Through his journalism, Gustave Roud set himself up as a particularly elegant art and literary critic. His essays, which reveal a rare capacity of admiration and astonishment, generally treat his masters (Rimbaud, Novalis, Hölderlin) or his Suisse-Romande friends (Ramuz, Chappaz, Auberjonois), with occasional excursions to unexpected authors (Breton, Dickinson, Leskov). In a humble but always fervent tone, Roud asks probing questions of the works which echo his own significant existential and spiritual concerns.
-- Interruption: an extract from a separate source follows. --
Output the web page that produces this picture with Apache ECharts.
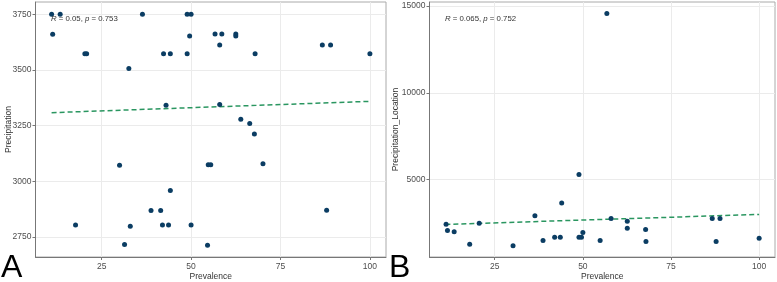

Privileging an aesthetic and thematic approach, without disassociating the work from the subject it treats, Roud focuses on the poetic experiences of others through preoccupations which are also his: motifs like one’s connection to the countryside, the unsuitability of the world, or the quality of the “voice” are at the heart of his studies. Imbued with his subjective view, these essays unveil singular artistic conceptions, and contribute at the same time to nourish the writer's own poetry.

Gustave Roud, Page de couverture de l’édition de Salut à quelques peintres, Bibliothèque des arts.

Recommended reading

Two works, edited by Doris Jakubec and Philippe Jaccottet, highlight Gustave Roud’s critical insights: one regroups his main essays on literature (Lectures, Editions de l’Aire, 1988), the other on painting (Salut à quelques peintres, La Bibliothèque des Arts, 1999). Roud maintained a constant focus on Ramuz, and his writings on the subject are collected separately (Avec Ramuz, Editions de l'Aire, 1985). Finally, note that among his most complex essays is one dedicated to the figure of a « Rimbaud paysan » (Vues sur Rimbaud, éd. Antonio Rodriguez, Fata Morgana, 2010).